Owl - thank you for what you said.  I agree about taking small steps.  I thought I had found some people but they have their own stuff going on and continuing friendship with them is hard as they find their way on their own healing journeys.  I will keep trying especially with the support of you all. 

I made myself a log where I can try to write down what things help and what I notice around these meetings.  Today I made it through the first one.  I think that my colleagues were the harder ones to deal with than the parent.  This particular parent really triggers me because I think they are abusive toward their child - it is the kind of abuse others wouldn't recognize as abuse.  My colleagues don't hear my ideas and push me into their way of thinking.  In this particular situation it isn't worth the battle.  If they want paperwork to reflect something, great - I will keep doing what my heart tells me is right.  I don't feel like my degree and expertise matter - there are some people that think they know everything and want to be in control. 

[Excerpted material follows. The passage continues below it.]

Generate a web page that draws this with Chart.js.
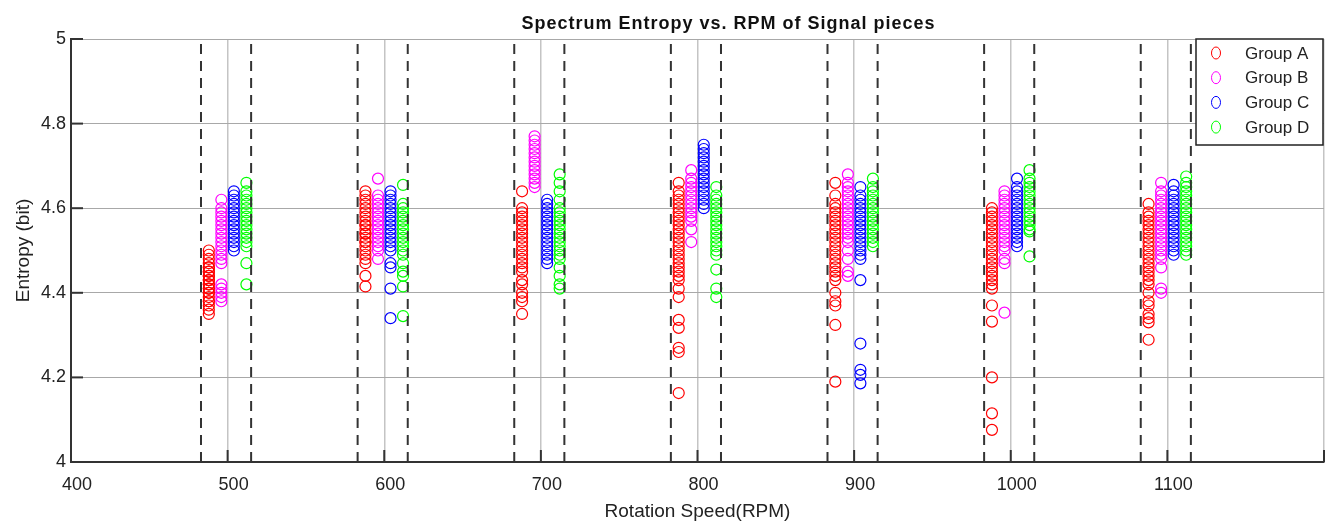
<!DOCTYPE html>
<html>
<head>
<meta charset="utf-8">
<script src="https://cdn.jsdelivr.net/npm/chart.js@4"></script>
<style>
  body { margin: 0; background: #fff; }
  #wrap { width: 1336px; height: 524px; }
</style>
</head>
<body>
<div id="wrap"><canvas id="entropyChart" width="1336" height="524"></canvas></div>
<script>
// RPM centres of the measurement groups
const rpms = [500, 600, 700, 800, 900, 1000, 1100];
// each group is plotted slightly shifted from the centre rpm
const groupNames = ['Group A', 'Group B', 'Group C', 'Group D'];
const groupShift = [-12, -4, 4, 12];
const groupColors = ['#ff0000', '#ff00ff', '#0000ff', '#00ff00'];
// dashed boundaries around every rpm group
const boundaries = [483, 515, 583, 615, 683, 715, 783, 815, 883, 915, 983, 1015, 1083, 1115];
const xTicks = [400, 500, 600, 700, 800, 900, 1000, 1100, 1200];
const yTicks = [4, 4.2, 4.4, 4.6, 4.8, 5];

// entropy values per rpm (one row per rpm in the rpms order)
const groupA = [
    [4.35, 4.36, 4.37, 4.38, 4.38, 4.39, 4.40, 4.40, 4.41, 4.41, 4.42, 4.42, 4.43, 4.43, 4.44, 4.44, 4.45, 4.45, 4.46, 4.46, 4.47, 4.48, 4.49, 4.50],
    [4.415, 4.44, 4.47, 4.48, 4.49, 4.50, 4.51, 4.52, 4.52, 4.53, 4.54, 4.54, 4.55, 4.56, 4.56, 4.57, 4.58, 4.59, 4.60, 4.61, 4.62, 4.63, 4.64],
    [4.35, 4.38, 4.39, 4.40, 4.42, 4.43, 4.45, 4.46, 4.47, 4.48, 4.49, 4.50, 4.51, 4.52, 4.53, 4.54, 4.55, 4.56, 4.57, 4.58, 4.59, 4.60, 4.64],
    [4.163, 4.26, 4.27, 4.317, 4.336, 4.39, 4.41, 4.43, 4.44, 4.45, 4.46, 4.47, 4.48, 4.49, 4.50, 4.51, 4.52, 4.53, 4.54, 4.55, 4.56, 4.57, 4.58, 4.59, 4.60, 4.61, 4.62, 4.63, 4.64, 4.66],
    [4.19, 4.324, 4.37, 4.38, 4.40, 4.43, 4.44, 4.45, 4.46, 4.47, 4.48, 4.49, 4.50, 4.51, 4.52, 4.53, 4.54, 4.55, 4.56, 4.57, 4.58, 4.59, 4.60, 4.61, 4.63, 4.66],
    [4.076, 4.115, 4.20, 4.332, 4.37, 4.41, 4.42, 4.43, 4.44, 4.45, 4.46, 4.47, 4.48, 4.49, 4.50, 4.51, 4.52, 4.53, 4.54, 4.55, 4.56, 4.57, 4.58, 4.59, 4.60],
    [4.289, 4.33, 4.34, 4.35, 4.37, 4.38, 4.40, 4.42, 4.43, 4.44, 4.45, 4.46, 4.47, 4.48, 4.49, 4.50, 4.51, 4.52, 4.53, 4.54, 4.55, 4.56, 4.57, 4.58, 4.59, 4.61]
];
const groupB = [
    [4.38, 4.39, 4.40, 4.41, 4.42, 4.47, 4.48, 4.49, 4.50, 4.51, 4.52, 4.53, 4.54, 4.55, 4.56, 4.57, 4.58, 4.59, 4.60, 4.62],
    [4.48, 4.50, 4.51, 4.52, 4.53, 4.54, 4.55, 4.56, 4.57, 4.58, 4.59, 4.60, 4.61, 4.62, 4.63, 4.67],
    [4.65, 4.66, 4.67, 4.68, 4.69, 4.70, 4.71, 4.72, 4.73, 4.74, 4.75, 4.76, 4.77],
    [4.52, 4.55, 4.57, 4.58, 4.59, 4.60, 4.61, 4.62, 4.63, 4.64, 4.65, 4.66, 4.67, 4.69],
    [4.44, 4.45, 4.48, 4.50, 4.52, 4.53, 4.54, 4.55, 4.56, 4.57, 4.58, 4.59, 4.60, 4.61, 4.62, 4.63, 4.64, 4.65, 4.66, 4.68],
    [4.353, 4.47, 4.48, 4.50, 4.51, 4.52, 4.53, 4.54, 4.55, 4.56, 4.57, 4.58, 4.59, 4.60, 4.61, 4.62, 4.63, 4.64],
    [4.40, 4.41, 4.46, 4.48, 4.49, 4.50, 4.51, 4.52, 4.53, 4.54, 4.55, 4.56, 4.57, 4.58, 4.59, 4.60, 4.61, 4.62, 4.63, 4.64, 4.66]
];
const groupC = [
    [4.50, 4.51, 4.52, 4.53, 4.54, 4.55, 4.56, 4.57, 4.58, 4.59, 4.60, 4.61, 4.62, 4.63, 4.64],
    [4.34, 4.41, 4.46, 4.47, 4.50, 4.51, 4.52, 4.53, 4.54, 4.55, 4.56, 4.57, 4.58, 4.59, 4.60, 4.61, 4.62, 4.63, 4.64],
    [4.47, 4.48, 4.49, 4.50, 4.51, 4.52, 4.53, 4.54, 4.55, 4.56, 4.57, 4.58, 4.59, 4.60, 4.61, 4.62],
    [4.60, 4.61, 4.62, 4.63, 4.64, 4.65, 4.66, 4.67, 4.68, 4.69, 4.70, 4.71, 4.72, 4.73, 4.74, 4.75],
    [4.186, 4.206, 4.218, 4.28, 4.43, 4.48, 4.49, 4.50, 4.51, 4.52, 4.53, 4.54, 4.55, 4.56, 4.57, 4.58, 4.59, 4.60, 4.61, 4.62, 4.63, 4.65],
    [4.51, 4.52, 4.53, 4.54, 4.55, 4.56, 4.57, 4.58, 4.59, 4.60, 4.61, 4.62, 4.63, 4.64, 4.65, 4.67],
    [4.49, 4.50, 4.51, 4.52, 4.53, 4.54, 4.55, 4.56, 4.57, 4.58, 4.59, 4.60, 4.61, 4.62, 4.63, 4.64, 4.655]
];
const groupD = [
    [4.42, 4.47, 4.51, 4.52, 4.53, 4.54, 4.55, 4.56, 4.57, 4.58, 4.59, 4.60, 4.61, 4.62, 4.63, 4.64, 4.66],
    [4.345, 4.415, 4.44, 4.45, 4.47, 4.49, 4.50, 4.51, 4.52, 4.53, 4.54, 4.55, 4.56, 4.57, 4.58, 4.59, 4.60, 4.61, 4.655],
    [4.41, 4.42, 4.44, 4.46, 4.48, 4.49, 4.50, 4.51, 4.52, 4.53, 4.54, 4.55, 4.56, 4.57, 4.58, 4.59, 4.60, 4.62, 4.64, 4.66, 4.68],
    [4.39, 4.41, 4.455, 4.49, 4.50, 4.51, 4.52, 4.53, 4.54, 4.55, 4.56, 4.57, 4.58, 4.59, 4.60, 4.61, 4.62, 4.63, 4.65],
    [4.51, 4.52, 4.53, 4.54, 4.55, 4.56, 4.57, 4.58, 4.59, 4.60, 4.61, 4.62, 4.63, 4.64, 4.65, 4.67],
    [4.486, 4.545, 4.55, 4.56, 4.57, 4.58, 4.59, 4.60, 4.61, 4.62, 4.63, 4.64, 4.65, 4.66, 4.67, 4.69],
    [4.49, 4.50, 4.51, 4.52, 4.53, 4.54, 4.55, 4.56, 4.57, 4.58, 4.59, 4.60, 4.61, 4.62, 4.63, 4.64, 4.65, 4.66, 4.675]
];

const FONT = "'Liberation Sans', Arial, sans-serif";
const allGroups = [groupA, groupB, groupC, groupD];

// scatter datasets, one per group
const datasets = allGroups.map((grp, g) => ({
    label: groupNames[g],
    data: rpms.flatMap((r, i) => grp[i].map(v => ({ x: r + groupShift[g], y: v }))),
    pointStyle: 'circle',
    pointRadius: 5.5,
    pointBorderWidth: 1.2,
    borderColor: groupColors[g],
    backgroundColor: 'rgba(0,0,0,0)',
    showLine: false,
    order: 1
}));

// dashed vertical boundary lines
boundaries.forEach(b => {
    datasets.push({
        label: '',
        data: [{ x: b, y: 4 }, { x: b, y: 5 }],
        showLine: true,
        borderColor: '#333333',
        borderWidth: 2,
        borderDash: [10, 7],
        pointRadius: 0,
        order: 0
    });
});

// title, inward ticks and the boxed legend drawn by hand
const decorPlugin = {
    id: 'decor',
    afterDraw(chart) {
        const { ctx, chartArea: a, scales } = chart;
        ctx.save();

        // inward tick marks
        ctx.strokeStyle = '#333';
        ctx.lineWidth = 2;
        xTicks.forEach(t => {
            const px = scales.x.getPixelForValue(t);
            ctx.beginPath();
            ctx.moveTo(px, a.bottom);
            ctx.lineTo(px, a.bottom - 12);
            ctx.stroke();
        });
        yTicks.forEach(t => {
            const py = scales.y.getPixelForValue(t);
            ctx.beginPath();
            ctx.moveTo(a.left, py);
            ctx.lineTo(a.left + 12, py);
            ctx.stroke();
        });

        // title
        ctx.fillStyle = '#111';
        ctx.font = 'bold 18px ' + FONT;
        ctx.textAlign = 'center';
        ctx.textBaseline = 'middle';
        ctx.letterSpacing = '1px';
        ctx.fillText('Spectrum Entropy vs. RPM of Signal pieces', a.left + (a.right - a.left) / 2 + 31, 24);
        ctx.letterSpacing = '0px';

        // legend box
        const bw = 127, bh = 106;
        const bx = a.right - bw - 1, by = a.top;
        ctx.fillStyle = '#fff';
        ctx.fillRect(bx, by, bw, bh);
        ctx.strokeStyle = '#222';
        ctx.lineWidth = 1.5;
        ctx.strokeRect(bx, by, bw, bh);
        ctx.font = '17px ' + FONT;
        ctx.textAlign = 'left';
        for (let g = 0; g < groupNames.length; g++) {
            const ry = by + 14 + g * 24.7;
            ctx.strokeStyle = groupColors[g];
            ctx.lineWidth = 1;
            ctx.beginPath();
            ctx.ellipse(bx + 20, ry, 4.5, 6, 0, 0, Math.PI * 2);
            ctx.stroke();
            ctx.fillStyle = '#222';
            ctx.fillText(groupNames[g], bx + 49, ry + 1);
        }
        ctx.restore();
    }
};

const ctx = document.getElementById('entropyChart').getContext('2d');
new Chart(ctx, {
    type: 'scatter',
    data: { datasets },
    options: {
        responsive: false,
        animation: false,
        layout: { padding: { left: 0, right: 4, top: 39, bottom: 0 } },
        plugins: {
            legend: { display: false },
            title: { display: false },
            tooltip: { enabled: false }
        },
        scales: {
            x: {
                type: 'linear',
                min: 400,
                max: 1200,
                afterBuildTicks: s => { s.ticks = xTicks.map(v => ({ value: v })); },
                afterFit: s => { s.height = 62; },
                ticks: {
                    callback: v => (v === 1200 ? '' : v),
                    font: { family: FONT, size: 18 },
                    color: '#222',
                    padding: 12,
                    labelOffset: 6,
                    maxRotation: 0
                },
                grid: { color: '#c4c4c4', lineWidth: 1.5, drawTicks: false },
                border: { display: true, color: '#333', width: 2 },
                title: {
                    display: true,
                    text: 'Rotation Speed(RPM)',
                    font: { family: FONT, size: 19 },
                    color: '#222',
                    padding: { top: 0, bottom: 1 }
                }
            },
            y: {
                min: 4,
                max: 5,
                afterBuildTicks: s => { s.ticks = yTicks.map(v => ({ value: v })); },
                afterFit: s => { s.width = 71; },
                ticks: {
                    callback: v => String(Number(v.toFixed(1))),
                    font: { family: FONT, size: 18 },
                    color: '#222',
                    padding: 5
                },
                grid: { color: '#a8a8a8', lineWidth: 1, drawTicks: false },
                border: { display: true, color: '#333', width: 2 },
                title: {
                    display: true,
                    text: 'Entropy (bit)',
                    font: { family: FONT, size: 19 },
                    color: '#222',
                    padding: { top: 12, bottom: 0 }
                }
            }
        }
    },
    plugins: [decorPlugin]
});
</script>
</body>
</html>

I am really struggling with my career today.  I have made the same amount of money for the past 10 years.  Education in the US feels designed to keep people from advancing and making more.  Money isn't everything but it is crazy how this works.  Plus my district is talking about the deficit they will be in next school year - it makes me wonder how safe my job is and why I try so hard when there are these forces bigger than myself at play.  I don't know what else I would do to earn money. 

My workplace is so negative right now it is difficult to show up.